10. Own brand – don’t be afraid to go with the shop’s own! Supermarkets are ultimately businesses and they will not invest in something unless it is worth it and there are some great scotch whiskies out there that just carry someone else’s label. Sainsbury’s Highland Single Malt and Speyside Single Malt are fine examples. Other supermarkets are available.


Its beginning to look a lot like whisky…

Now, this list may change slightly if you were looking to buy in the larger superstores where you tend to get more variety and usually see a bigger (usually Diageo-based) range – Talisker 10, Caol Ila 12, Dalwhinnie 15 etc. – which all come with their own notes and personal preferences, but whether you are looking for a gift for somone or you are just a year-round whisky drinker, this is as good a time as any to stock up on some cheeky deals and staple whiskies.
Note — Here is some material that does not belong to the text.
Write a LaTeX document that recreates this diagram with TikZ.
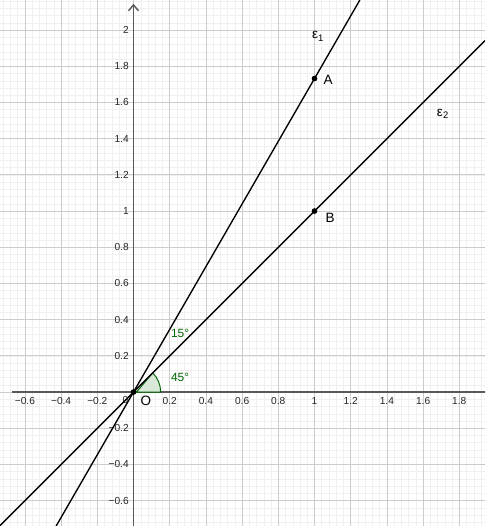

Of course, this list does not touch on the wide array of Irish whiskies increasingly available in our stores nor the offerings from our American cousins across the pond. Some stores around the UK have also cottoned on to putting out some of the Japanese entry level drams (including Yamazaki, Hakushu, and Hibiki lately),  as well as cashing in on the produce of the more local distilleries (Bushmills’ 10yo, Penderyn Madeira and English Whisky Company’s Fine Single Malt being prime examples) – no doubt cashing in on the more patriotic purchasers below the Scottish border or those just looking for something different (Haig Club anyone?).

Put short, there are loads of whiskies to choose from, but hopefully this list can help you within the traditional ‘scotch’ bracket of whiskies more readily available at this festive time of year.